Unlike some others on the forum I don't believe Goodell went into this looking to frame NE. However, he now needs to appease the self-righteous mediots that he spun up himself. So I will be in (in a realpolitik sense) completely shocked if NE is explicitly exonerated. He needs to make himself look good and that (easily) takes precedence over treating NE fairly.
As I've said before, this is what I expect (yes, it's bogus, but that's irrelevant):
- Goodell will say (and he'll intentionally say it this way) that the NFL "was unable to find evidence" that NE deflated the balls. He will not say "NE did not deflate the balls". He will not say "there is no evidence that NE deflated the balls".
- Because there was at least one ball below 12.5 PSI (and even the leaks most favorable to NE say there were multiple balls under 12.5 PSI, even if just by a little bit) he will fine NE for providing balls that were outside the 12.5-13.5 PSI spec called for in the rulebook. Might even fine as much as $25K per ball. He will say something like "this fine should not *cough* be taken to mean that we believe NE deflated the balls. However, since the ball pressure was in violation of the rules, a fine is appropriate. How the balls got out of specifications is irrelevant. The rule was violated."
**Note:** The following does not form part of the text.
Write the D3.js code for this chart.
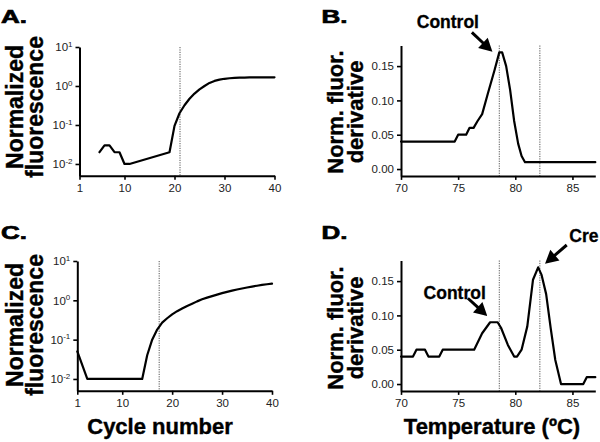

- The Wells report will be loaded with verbiage about how hard they tried to find evidence but were unable to.
- The report will say that while nothing was written down, Walt Anderson certifies from his recollection that all balls were 12.5-13.5 PSI at pre-game checkin and that when he checked the balls at halftime at least one ball was under.
Again, this will be a well-tuned thing that will be neutral at first glance but will trumpet from between the lines that the league believes NE is guilty but that NE covered things up too well.
I think this is total BS, of course, but it's the corner Goodell has painted himself into.